Games back then didn't have to consider differing player abilities (which honestly isn't that true either since multiple difficulties were already a thing) because cheat codes existed. Story mode was basically the easiest difficulty on top of a god mode and infinite ammo cheat code.

[–] [email protected] 1 points 1 year ago (1 children)

Sure but those cheat codes weren't always easy to access before widespread internet use. You used to be able to buy books of cheat codes in fact.

[–] [email protected] 1 points 1 year ago (1 children)

That's what libraries were for. That's how I looked up cheat codes before I used GameFAQs. Most people knew about the existence of cheat codes and things like game genie even if they didn't know the specific cheat code.

[–] [email protected] 1 points 1 year ago

sadness I wish my rural town had ever had a decent library, it sounds so nice.

[–] [email protected] 0 points 1 year ago* (last edited 1 year ago) (3 children)

How wide is the rim of the cup? How heavy is the ball? How viscous is the air the ball flies through? What counts as "doing it" or "not doing it" in any given system either involves an arbitrary line or error-bars of some sort. There's no harm in having a setting to move that line slightly or to make those error-bars wider. Or must we bow to an auteur's artistic vision (or a community's bigotry) about these things? Perhaps if the artistic point of the thing is to make people suffer in some way, but otherwise?

[–] [email protected] 1 points 1 year ago* (last edited 1 year ago)
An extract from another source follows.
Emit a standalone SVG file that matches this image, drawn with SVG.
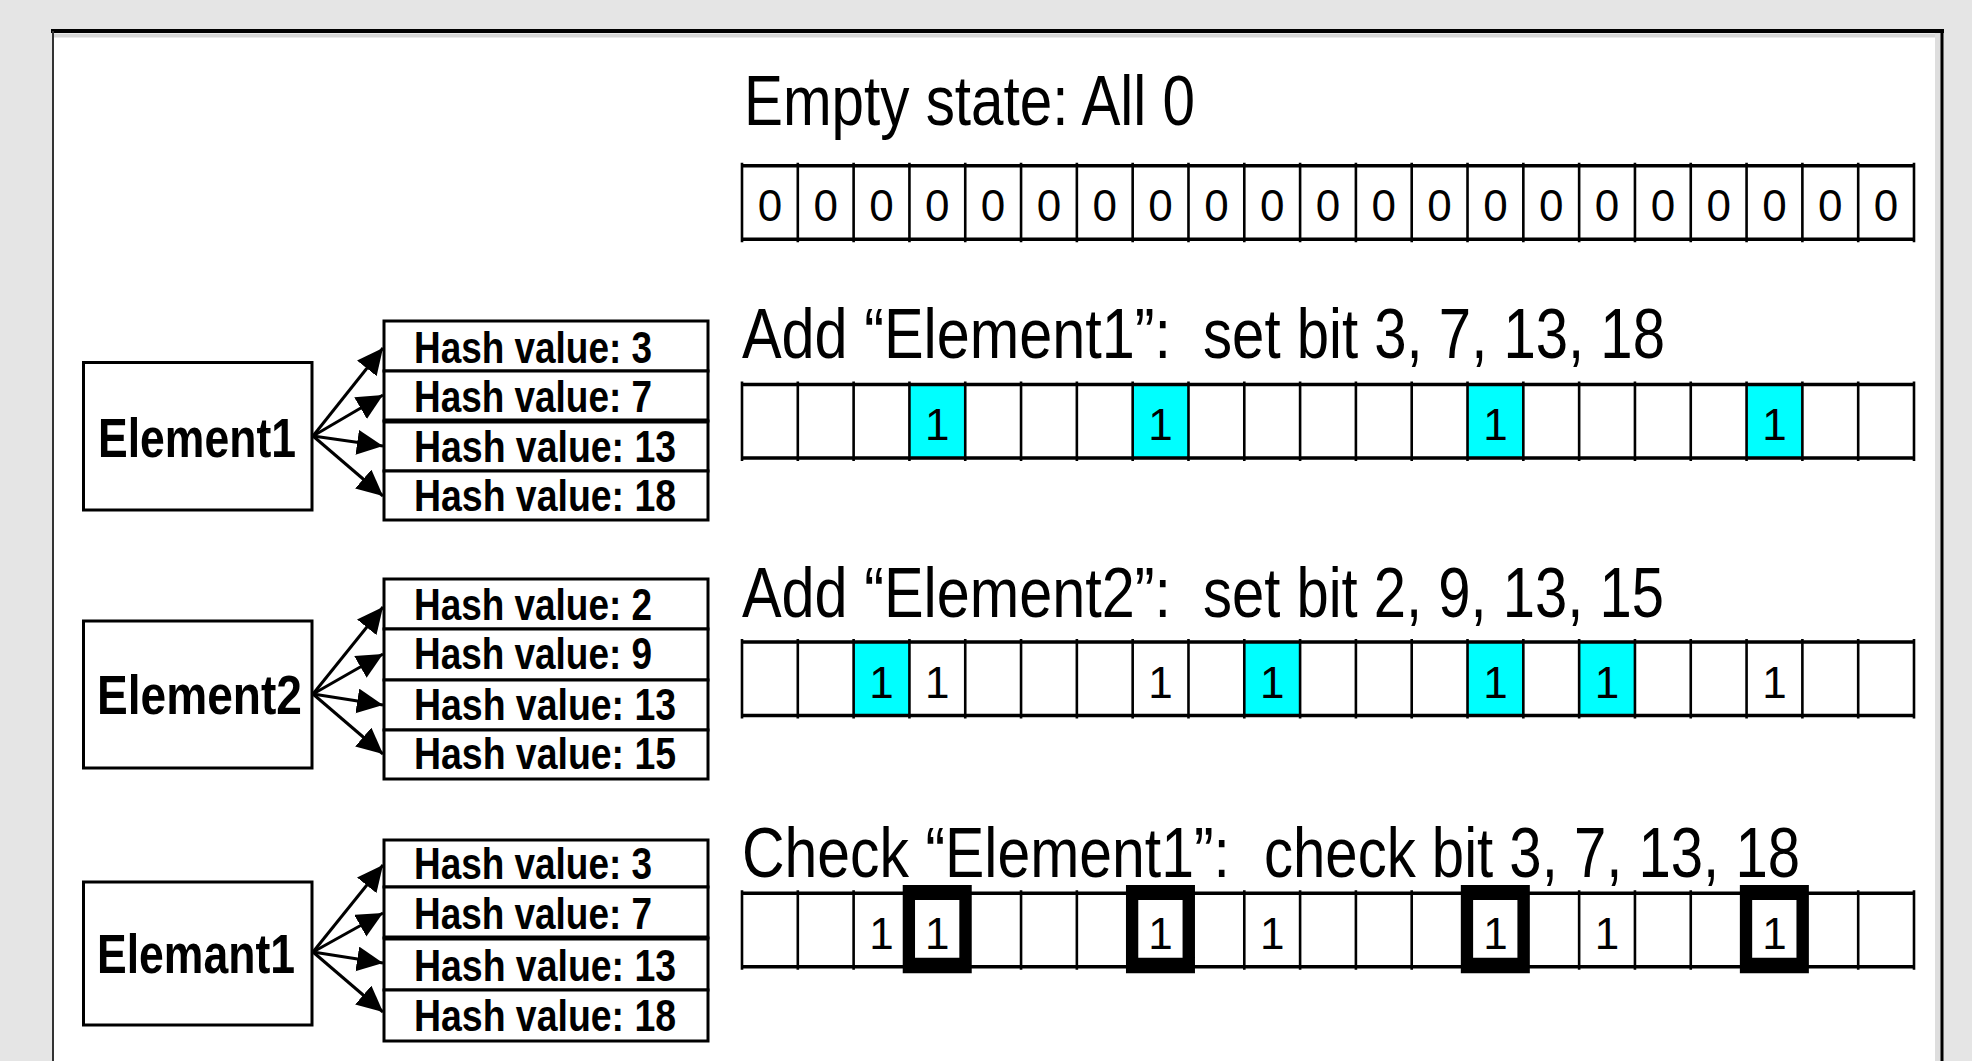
<svg xmlns="http://www.w3.org/2000/svg" xmlns:xlink="http://www.w3.org/1999/xlink" width="1972" height="1061" viewBox="0 0 1972 1061">
<style>
text{font-family:"Liberation Sans",Arial,sans-serif;fill:#000}
.title{font-size:70px}
.bit{font-size:44px;text-anchor:middle}
.hash{font-size:44px;font-weight:bold}
.elem{font-size:55px;font-weight:bold}
.box{fill:#fff;stroke:#000;stroke-width:3}
.hline{stroke:#000;stroke-width:3.5}
.vline{stroke:#000;stroke-width:2.6}
.cyan{fill:#00ffff}
#connectors line{stroke:#000;stroke-width:3;marker-end:url(#ah)}
</style>
<defs>
<marker id="ah" markerUnits="userSpaceOnUse" markerWidth="27" markerHeight="26" refX="26" refY="12.5" orient="auto">
<path d="M0,0 L26,12.5 L0,25 Z" fill="#000"/>
</marker>
<g id="grid">
<path class="hline" d="M742,0 H1914 M742,73.5 H1914"/>
<path class="vline" d="M742,-3V76.5 M797.81,-3V76.5 M853.62,-3V76.5 M909.43,-3V76.5 M965.24,-3V76.5 M1021.05,-3V76.5 M1076.86,-3V76.5 M1132.67,-3V76.5 M1188.48,-3V76.5 M1244.29,-3V76.5 M1300.1,-3V76.5 M1355.9,-3V76.5 M1411.71,-3V76.5 M1467.52,-3V76.5 M1523.33,-3V76.5 M1579.14,-3V76.5 M1634.95,-3V76.5 M1690.76,-3V76.5 M1746.57,-3V76.5 M1802.38,-3V76.5 M1858.19,-3V76.5 M1914,-3V76.5"/>
</g>
<path id="chk" fill="#000" fill-rule="evenodd" d="M-6.7,-8.3 H62.3 V80 H-6.7 Z M5.6,6.7 V64.4 H49.9 V6.7 Z"/>
</defs>

<rect x="0" y="0" width="1972" height="1061" fill="#e5e5e5"/>
<g id="frame">
<rect x="53" y="31" width="1888" height="1040" fill="#fff"/>
<rect x="53" y="33.5" width="1882" height="4" fill="#d6d6d6"/>
<rect x="1935" y="31" width="6" height="1040" fill="#dedede"/>
<line x1="51" y1="31" x2="1944" y2="31" stroke="#000" stroke-width="4"/>
<line x1="53" y1="31" x2="53" y2="1061" stroke="#333" stroke-width="2"/>
<line x1="1942" y1="31" x2="1942" y2="1061" stroke="#000" stroke-width="3"/>
</g>

<!-- Row 1: empty state -->
<g id="row-empty">
<text class="title" x="744" y="125" textLength="451" lengthAdjust="spacingAndGlyphs">Empty state: All 0</text>
<use xlink:href="#grid" y="165.7"/>
<g class="bit-digits">
<text class="bit" x="769.9" y="221">0</text>
<text class="bit" x="825.7" y="221">0</text>
<text class="bit" x="881.5" y="221">0</text>
<text class="bit" x="937.3" y="221">0</text>
<text class="bit" x="993.1" y="221">0</text>
<text class="bit" x="1049" y="221">0</text>
<text class="bit" x="1104.8" y="221">0</text>
<text class="bit" x="1160.6" y="221">0</text>
<text class="bit" x="1216.4" y="221">0</text>
<text class="bit" x="1272.2" y="221">0</text>
<text class="bit" x="1328" y="221">0</text>
<text class="bit" x="1383.8" y="221">0</text>
<text class="bit" x="1439.6" y="221">0</text>
<text class="bit" x="1495.4" y="221">0</text>
<text class="bit" x="1551.2" y="221">0</text>
<text class="bit" x="1607" y="221">0</text>
<text class="bit" x="1662.9" y="221">0</text>
<text class="bit" x="1718.7" y="221">0</text>
<text class="bit" x="1774.5" y="221">0</text>
<text class="bit" x="1830.3" y="221">0</text>
<text class="bit" x="1886.1" y="221">0</text>
</g>
</g>

<!-- Row 2: add Element1 -->
<g id="row-add1">
<text class="title" y="357.5"><tspan x="742" textLength="429" lengthAdjust="spacingAndGlyphs">Add “Element1”:</tspan><tspan x="1203" textLength="462" lengthAdjust="spacingAndGlyphs">set bit 3, 7, 13, 18</tspan></text>
<rect class="cyan" x="909.43" y="384.5" width="55.81" height="73.5"/>
<rect class="cyan" x="1132.67" y="384.5" width="55.81" height="73.5"/>
<rect class="cyan" x="1467.52" y="384.5" width="55.81" height="73.5"/>
<rect class="cyan" x="1746.57" y="384.5" width="55.81" height="73.5"/>
<use xlink:href="#grid" y="384.5"/>
<text class="bit" x="937.3" y="440">1</text>
<text class="bit" x="1160.6" y="440">1</text>
<text class="bit" x="1495.4" y="440">1</text>
<text class="bit" x="1774.5" y="440">1</text>
</g>

<!-- Row 3: add Element2 -->
<g id="row-add2">
<text class="title" y="616.5"><tspan x="742" textLength="429" lengthAdjust="spacingAndGlyphs">Add “Element2”:</tspan><tspan x="1203" textLength="461" lengthAdjust="spacingAndGlyphs">set bit 2, 9, 13, 15</tspan></text>
<rect class="cyan" x="853.62" y="642" width="55.81" height="73.5"/>
<rect class="cyan" x="1244.29" y="642" width="55.81" height="73.5"/>
<rect class="cyan" x="1467.52" y="642" width="55.81" height="73.5"/>
<rect class="cyan" x="1579.14" y="642" width="55.81" height="73.5"/>
<use xlink:href="#grid" y="642"/>
<text class="bit" x="881.5" y="697.5">1</text>
<text class="bit" x="937.3" y="697.5">1</text>
<text class="bit" x="1160.6" y="697.5">1</text>
<text class="bit" x="1272.2" y="697.5">1</text>
<text class="bit" x="1495.4" y="697.5">1</text>
<text class="bit" x="1607" y="697.5">1</text>
<text class="bit" x="1774.5" y="697.5">1</text>
</g>

<!-- Row 4: check Element1 -->
<g id="row-check">
<text class="title" y="876.7"><tspan x="742" textLength="488" lengthAdjust="spacingAndGlyphs">Check “Element1”:</tspan><tspan x="1264" textLength="536" lengthAdjust="spacingAndGlyphs">check bit 3, 7, 13, 18</tspan></text>
<use xlink:href="#grid" y="893.3"/>
<use xlink:href="#chk" x="909.43" y="893.3"/>
<use xlink:href="#chk" x="1132.67" y="893.3"/>
<use xlink:href="#chk" x="1467.52" y="893.3"/>
<use xlink:href="#chk" x="1746.57" y="893.3"/>
<text class="bit" x="881.5" y="949">1</text>
<text class="bit" x="937.3" y="949">1</text>
<text class="bit" x="1160.6" y="949">1</text>
<text class="bit" x="1272.2" y="949">1</text>
<text class="bit" x="1495.4" y="949">1</text>
<text class="bit" x="1607" y="949">1</text>
<text class="bit" x="1774.5" y="949">1</text>
</g>

<!-- Element nodes -->
<g id="element1">
<rect class="box" x="83.5" y="362.5" width="228.5" height="147.5"/>
<text class="elem" x="98" y="456.5" textLength="198" lengthAdjust="spacingAndGlyphs">Element1</text>
</g>
<g id="element2">
<rect class="box" x="83.5" y="621" width="228.5" height="147"/>
<text class="elem" x="97" y="714" textLength="205" lengthAdjust="spacingAndGlyphs">Element2</text>
</g>
<g id="elemant1">
<rect class="box" x="83.5" y="882" width="228.5" height="143"/>
<text class="elem" x="97" y="973" textLength="198" lengthAdjust="spacingAndGlyphs">Elemant1</text>
</g>

<!-- Hash nodes group 1 -->
<g id="hash1">
<rect class="box" x="384" y="321" width="324" height="50"/>
<rect class="box" x="384" y="371" width="324" height="50"/>
<rect class="box" x="384" y="421" width="324" height="50"/>
<rect class="box" x="384" y="471" width="324" height="49"/>
<line x1="384" y1="421" x2="708" y2="421" stroke="#000" stroke-width="5"/>
<text class="hash" x="414" y="363" textLength="238" lengthAdjust="spacingAndGlyphs">Hash value: 3</text>
<text class="hash" x="414" y="412" textLength="238" lengthAdjust="spacingAndGlyphs">Hash value: 7</text>
<text class="hash" x="414" y="461.5" textLength="262" lengthAdjust="spacingAndGlyphs">Hash value: 13</text>
<text class="hash" x="414" y="510.5" textLength="262" lengthAdjust="spacingAndGlyphs">Hash value: 18</text>
</g>

<!-- Hash nodes group 2 -->
<g id="hash2">
<rect class="box" x="384" y="579" width="324" height="50"/>
<rect class="box" x="384" y="629" width="324" height="51"/>
<rect class="box" x="384" y="680" width="324" height="50"/>
<rect class="box" x="384" y="730" width="324" height="49"/>
<text class="hash" x="414" y="619.5" textLength="238" lengthAdjust="spacingAndGlyphs">Hash value: 2</text>
<text class="hash" x="414" y="669" textLength="238" lengthAdjust="spacingAndGlyphs">Hash value: 9</text>
<text class="hash" x="414" y="719.5" textLength="262" lengthAdjust="spacingAndGlyphs">Hash value: 13</text>
<text class="hash" x="414" y="769" textLength="262" lengthAdjust="spacingAndGlyphs">Hash value: 15</text>
</g>

<!-- Hash nodes group 3 -->
<g id="hash3">
<rect class="box" x="384" y="840" width="324" height="47"/>
<rect class="box" x="384" y="887" width="324" height="51"/>
<rect class="box" x="384" y="938" width="324" height="52"/>
<rect class="box" x="384" y="990" width="324" height="51"/>
<line x1="384" y1="938" x2="708" y2="938" stroke="#000" stroke-width="5"/>
<text class="hash" x="414" y="879" textLength="238" lengthAdjust="spacingAndGlyphs">Hash value: 3</text>
<text class="hash" x="414" y="928.5" textLength="238" lengthAdjust="spacingAndGlyphs">Hash value: 7</text>
<text class="hash" x="414" y="981" textLength="262" lengthAdjust="spacingAndGlyphs">Hash value: 13</text>
<text class="hash" x="414" y="1030.5" textLength="262" lengthAdjust="spacingAndGlyphs">Hash value: 18</text>
</g>

<!-- Connectors -->
<g id="connectors">
<line x1="313" y1="436" x2="383" y2="348"/>
<line x1="313" y1="436" x2="383" y2="395"/>
<line x1="313" y1="436" x2="383" y2="446"/>
<line x1="313" y1="436" x2="383" y2="496"/>
<line x1="313" y1="694" x2="383" y2="607"/>
<line x1="313" y1="694" x2="383" y2="654"/>
<line x1="313" y1="694" x2="383" y2="705"/>
<line x1="313" y1="694" x2="383" y2="754"/>
<line x1="313" y1="952" x2="383" y2="865"/>
<line x1="313" y1="952" x2="383" y2="913"/>
<line x1="313" y1="952" x2="383" y2="963"/>
<line x1="313" y1="952" x2="383" y2="1012"/>
</g>
</svg>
It doesn't have to be about making a player "suffer," I'm just saying that being able to "lose" in a game doesn't have to be ableist or done for the sake of masculine ego. And winning or losing doesn't have to be arbitrary, I can imagine the size and physics of the ball being designed to mimic the real thing rather than being designed for maximum accessibility, which would be the choice of the dev. I feel kinda silly arguing about this now but this rhetoric about a game that might not be immediately accessible to all players being "masked ableism" and of "bowing" to artistic vision is surprising to hear. Risk of failure and design that takes advantage of mechanical depth can add to the fun, it doesn't have to be interpreted as bigotry.
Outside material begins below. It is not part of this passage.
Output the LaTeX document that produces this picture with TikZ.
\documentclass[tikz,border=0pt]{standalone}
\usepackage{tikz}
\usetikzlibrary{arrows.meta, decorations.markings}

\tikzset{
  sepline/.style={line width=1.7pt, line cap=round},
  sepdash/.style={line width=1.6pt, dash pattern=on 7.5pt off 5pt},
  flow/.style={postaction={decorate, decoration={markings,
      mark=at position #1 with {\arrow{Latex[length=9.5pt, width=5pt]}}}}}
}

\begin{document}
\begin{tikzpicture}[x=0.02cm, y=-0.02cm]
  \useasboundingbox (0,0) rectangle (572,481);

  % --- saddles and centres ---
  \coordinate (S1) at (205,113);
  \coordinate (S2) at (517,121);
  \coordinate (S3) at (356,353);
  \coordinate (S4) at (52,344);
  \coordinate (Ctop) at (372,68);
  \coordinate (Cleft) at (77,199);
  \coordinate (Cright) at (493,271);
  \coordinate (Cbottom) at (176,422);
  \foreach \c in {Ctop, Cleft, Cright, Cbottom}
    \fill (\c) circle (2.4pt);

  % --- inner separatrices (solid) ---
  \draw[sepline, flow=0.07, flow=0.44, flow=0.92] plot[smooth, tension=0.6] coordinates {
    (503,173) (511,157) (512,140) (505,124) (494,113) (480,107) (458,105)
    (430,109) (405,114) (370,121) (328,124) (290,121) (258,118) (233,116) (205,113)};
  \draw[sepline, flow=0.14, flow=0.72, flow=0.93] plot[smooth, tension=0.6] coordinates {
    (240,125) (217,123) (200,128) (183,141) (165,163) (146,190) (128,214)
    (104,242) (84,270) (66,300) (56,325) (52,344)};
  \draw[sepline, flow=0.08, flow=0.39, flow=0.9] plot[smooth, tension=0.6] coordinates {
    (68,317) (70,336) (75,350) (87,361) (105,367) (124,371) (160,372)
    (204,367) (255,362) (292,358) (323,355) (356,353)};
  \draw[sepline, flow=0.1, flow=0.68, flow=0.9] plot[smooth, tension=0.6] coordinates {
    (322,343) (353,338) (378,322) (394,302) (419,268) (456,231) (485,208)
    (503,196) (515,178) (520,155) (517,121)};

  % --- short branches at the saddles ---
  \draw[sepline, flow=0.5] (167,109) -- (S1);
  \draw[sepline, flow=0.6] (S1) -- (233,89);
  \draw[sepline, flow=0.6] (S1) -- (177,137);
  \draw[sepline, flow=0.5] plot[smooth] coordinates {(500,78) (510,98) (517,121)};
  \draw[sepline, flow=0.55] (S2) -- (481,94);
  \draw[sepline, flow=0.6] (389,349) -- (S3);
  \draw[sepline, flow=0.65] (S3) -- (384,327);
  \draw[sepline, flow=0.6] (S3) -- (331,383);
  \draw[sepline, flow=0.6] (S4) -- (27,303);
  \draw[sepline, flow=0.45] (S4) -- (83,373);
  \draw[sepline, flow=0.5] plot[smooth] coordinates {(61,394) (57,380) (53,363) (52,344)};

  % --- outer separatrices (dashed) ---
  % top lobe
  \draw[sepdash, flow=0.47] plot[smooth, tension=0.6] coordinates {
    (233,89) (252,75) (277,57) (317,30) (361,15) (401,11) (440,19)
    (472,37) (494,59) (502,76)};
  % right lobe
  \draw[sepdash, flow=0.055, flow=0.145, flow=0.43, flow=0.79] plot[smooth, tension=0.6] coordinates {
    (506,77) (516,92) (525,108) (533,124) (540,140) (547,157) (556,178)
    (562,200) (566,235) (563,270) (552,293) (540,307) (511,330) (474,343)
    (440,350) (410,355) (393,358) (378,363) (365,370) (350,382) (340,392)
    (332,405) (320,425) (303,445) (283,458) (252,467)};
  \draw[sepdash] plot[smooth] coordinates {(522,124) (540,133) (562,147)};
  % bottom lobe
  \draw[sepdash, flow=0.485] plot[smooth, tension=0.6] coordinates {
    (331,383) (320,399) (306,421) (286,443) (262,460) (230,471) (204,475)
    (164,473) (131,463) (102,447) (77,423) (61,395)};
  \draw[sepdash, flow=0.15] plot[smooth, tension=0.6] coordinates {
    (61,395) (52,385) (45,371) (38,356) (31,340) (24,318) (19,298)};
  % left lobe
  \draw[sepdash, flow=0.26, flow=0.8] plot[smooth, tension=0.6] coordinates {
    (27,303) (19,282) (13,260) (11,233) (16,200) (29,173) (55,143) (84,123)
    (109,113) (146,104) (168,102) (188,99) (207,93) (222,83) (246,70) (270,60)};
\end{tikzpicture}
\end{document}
[–] [email protected] 1 points 1 year ago

[M]ust we bow to an auteur's artistic vision (or a community's bigotry) about these things? Perhaps if the artistic point of the thing is to make people suffer in some way, but otherwise?

I can't speak for Poogona, but balancing a game for different difficulty levels while still making the game enjoyable is going to be harder for some games than others. That doesn't mean it can't or shouldn't be done, just that the task is non trivial. I imagine things would be better in this regard without booj cracking the whip on devs.
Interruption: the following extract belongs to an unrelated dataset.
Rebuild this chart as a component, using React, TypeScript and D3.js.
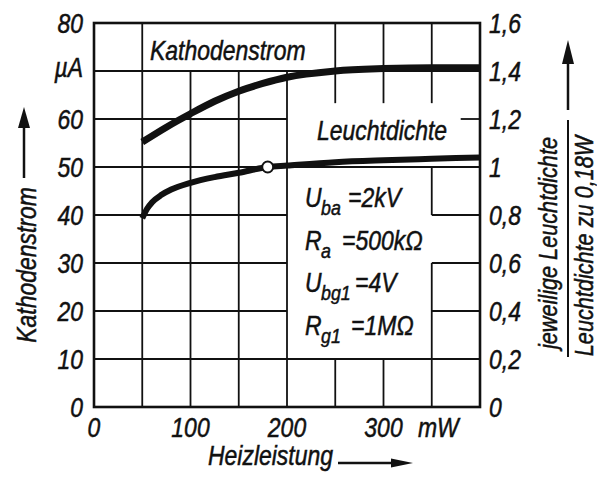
import * as d3 from 'd3';
import * as React from 'react';

// Kennlinien
const kathodenMW = [50, 75, 100, 125, 150, 175, 200, 250, 300, 350, 400];
const kathodenUA = [55.2, 58.3, 61.1, 63.7, 65.8, 67.4, 68.7, 70.0, 70.5, 70.7, 70.7];

const leuchtMW = [50, 55, 60, 70, 80, 100, 125, 150, 180, 200, 250, 300, 350, 400];
const leuchtRel = [0.786, 0.826, 0.852, 0.884, 0.906, 0.934, 0.958, 0.976, 1.0, 1.006, 1.02, 1.028, 1.034, 1.04];

const refPointMW = 180;
const refPointRel = 1;

const xTicks = [0, 100, 200, 300];
const yTicks = [0, 10, 20, 30, 40, 50, 60, 80];
const yRightTicks = ['0', '0,2', '0,4', '0,6', '0,8', '1', '1,2', '1,4', '1,6'];
const yRightValues = [0, 0.2, 0.4, 0.6, 0.8, 1, 1.2, 1.4, 1.6];

// grid pieces in data units (mW / µA); gaps leave room for the labels
const vGrid: [number, [number, number][]][] = [
  [50, [[0, 80]]],
  [100, [[0, 70]]],
  [150, [[0, 70]]],
  [200, [[0, 70]]],
  [250, [[0, 10], [63.3, 80]]],
  [300, [[0, 10], [63.3, 80]]],
  [350, [[0, 30], [40, 50], [63.3, 80]]],
];
const hGrid: [number, [number, number][]][] = [
  [10, [[0, 400]]],
  [20, [[0, 200], [350, 400]]],
  [30, [[0, 200], [350, 400]]],
  [40, [[0, 200], [350, 400]]],
  [50, [[0, 400]]],
  [60, [[0, 200], [380, 400]]],
  [70, [[0, 400]]],
];

const params = [
  { main: 'U', sub: 'ba', rest: '=2kV', restX: 348 },
  { main: 'R', sub: 'a', rest: '=500kΩ', restX: 342 },
  { main: 'U', sub: 'bg1', rest: '=4V', restX: 355 },
  { main: 'R', sub: 'g1', rest: '=1MΩ', restX: 351 },
];

const W = 597;
const H = 479;
const FONT = '"Liberation Sans", Arial, sans-serif';
const SX = 0.85; // squeeze to mimic the narrow DIN lettering
const INK = '#111';

type TProps = {
  x: number;
  y: number;
  size?: number;
  rot?: number;
  anchor?: 'start' | 'middle' | 'end';
  children: React.ReactNode;
};

const T = ({ x, y, size = 27, rot, anchor = 'start', children }: TProps) => (
  <text
    transform={`translate(${x},${y})${rot ? ` rotate(${rot})` : ''} scale(${SX},1)`}
    fontFamily={FONT}
    fontStyle="italic"
    fontSize={size}
    textAnchor={anchor}
    fill={INK}
    stroke={INK}
    strokeWidth={0.5}
  >
    {children}
  </text>
);

const Arrow = ({ x1, y1, x2, y2, head = 20, half = 6 }: { x1: number; y1: number; x2: number; y2: number; head?: number; half?: number }) => {
  const a = Math.atan2(y2 - y1, x2 - x1);
  const bx = x2 - head * Math.cos(a);
  const by = y2 - head * Math.sin(a);
  const px = -Math.sin(a) * half;
  const py = Math.cos(a) * half;
  return (
    <g>
      <line x1={x1} y1={y1} x2={bx} y2={by} stroke={INK} strokeWidth={2.5} />
      <path d={`M${x2},${y2}L${bx + px},${by + py}L${bx - px},${by - py}Z`} fill={INK} />
    </g>
  );
};

export default function App() {
  const x = d3.scaleLinear().domain([0, 400]).range([94, 480]);
  const y = d3.scaleLinear().domain([0, 80]).range([407, 23]);
  const yR = d3.scaleLinear().domain([0, 1.6]).range([407, 23]);

  const kLine = d3
    .line<number>()
    .x((_, i) => x(kathodenMW[i]))
    .y((d) => y(d))
    .curve(d3.curveMonotoneX)(kathodenUA);
  const lLine = d3
    .line<number>()
    .x((_, i) => x(leuchtMW[i]))
    .y((d) => yR(d))
    .curve(d3.curveMonotoneX)(leuchtRel);

  return (
    <svg width={W} height={H} style={{ position: 'absolute', left: 0, top: 0, background: '#fff' }}>
      <rect width={W} height={H} fill="#fff" />

      {/* grid */}
      <g stroke={INK} strokeWidth={1.8}>
        {vGrid.map(([v, spans]) =>
          spans.map(([a, b], j) => <line key={`v${v}-${j}`} x1={x(v)} x2={x(v)} y1={y(a)} y2={y(b)} />),
        )}
        {hGrid.map(([v, spans]) =>
          spans.map(([a, b], j) => <line key={`h${v}-${j}`} y1={y(v)} y2={y(v)} x1={x(a)} x2={x(b)} />),
        )}
      </g>
      <rect x={x(0)} y={y(80)} width={x(400) - x(0)} height={y(0) - y(80)} fill="none" stroke={INK} strokeWidth={2.6} />

      {/* curves */}
      <path d={kLine ?? ''} fill="none" stroke={INK} strokeWidth={7} />
      <path d={lLine ?? ''} fill="none" stroke={INK} strokeWidth={6} />
      <circle cx={x(refPointMW)} cy={yR(refPointRel)} r={5.5} fill="#fff" stroke={INK} strokeWidth={2} />

      {/* left ticks */}
      {yTicks.map((t) => (
        <T key={t} x={83} y={y(t) + 10} anchor="end">
          {t}
        </T>
      ))}
      <T x={83} y={77} anchor="end">
        µA
      </T>

      {/* right ticks */}
      {yRightValues.map((v, i) => (
        <T key={v} x={489} y={yR(v) + 10}>
          {yRightTicks[i]}
        </T>
      ))}

      {/* bottom ticks */}
      {xTicks.map((t) => (
        <T key={t} x={x(t)} y={437} anchor="middle">
          {t}
        </T>
      ))}
      <T x={418} y={437}>
        mW
      </T>

      {/* curve labels */}
      <T x={150} y={60}>
        Kathodenstrom
      </T>
      <T x={317} y={140}>
        Leuchtdichte
      </T>

      {/* parameters */}
      {params.map((p, i) => {
        const base = 207 + i * 42.5;
        return (
          <g key={i}>
            <T x={305} y={base}>
              {p.main}
            </T>
            <T x={321} y={base + 8} size={21}>
              {p.sub}
            </T>
            <T x={p.restX} y={base}>
              {p.rest}
            </T>
          </g>
        );
      })}

      {/* axis titles */}
      <T x={36} y={265} rot={-90} anchor="middle">
        Kathodenstrom
      </T>
      <Arrow x1={24} y1={178} x2={24} y2={107} head={21} half={6} />

      <T x={208} y={465}>
        Heizleistung
      </T>
      <Arrow x1={338} y1={463} x2={413} y2={463} head={22} half={4.5} />

      <T x={557} y={243} rot={-90} anchor="middle" size={25.5}>
        jeweilige Leuchtdichte
      </T>
      <line x1={568} x2={568} y1={120} y2={357} stroke={INK} strokeWidth={2} />
      <Arrow x1={568} y1={110} x2={568} y2={40} head={24} half={6} />
      <T x={593} y={246} rot={-90} anchor="middle" size={25.5}>
        Leuchtdichte zu 0,18W
      </T>
    </svg>
  );
}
[–] [email protected] 0 points 1 year ago (1 children)

to make people suffer in some way

Yes! That's it! You've hit the nail on the head. People don't pay $60 to feel frustrated. They pay $60 to feel good. If the game doesn't deliver what they paid for, why does it even exist?

[–] [email protected] 1 points 1 year ago (1 children)

People also don't pay to be unchallenged, which is how we wound up with derogatory nicknames like "walking simulator"

People's threshold for challenge and fun are all over the place and so are the games that do and should exist

[–] [email protected] 0 points 1 year ago (1 children)

But it doesn't work that way. They get lowered to the level of the customers who don't want to overcome challenges. All they want is a good feeling. And those brain chemicals that get released by being led by the nose around a level are real.

When you pay full price for a game, do you deserve to experience all of the content contained therein? Or do you have to spend hours of tedious frustration, feeling bad brain chemicals, just to get what you already paid good money for? You feel enough bad brain chemicals with your job and your family already, why are you spending your precious few free hours doing the same?

[–] [email protected] 1 points 1 year ago

Because getting good at something and overcoming challenges also feels good?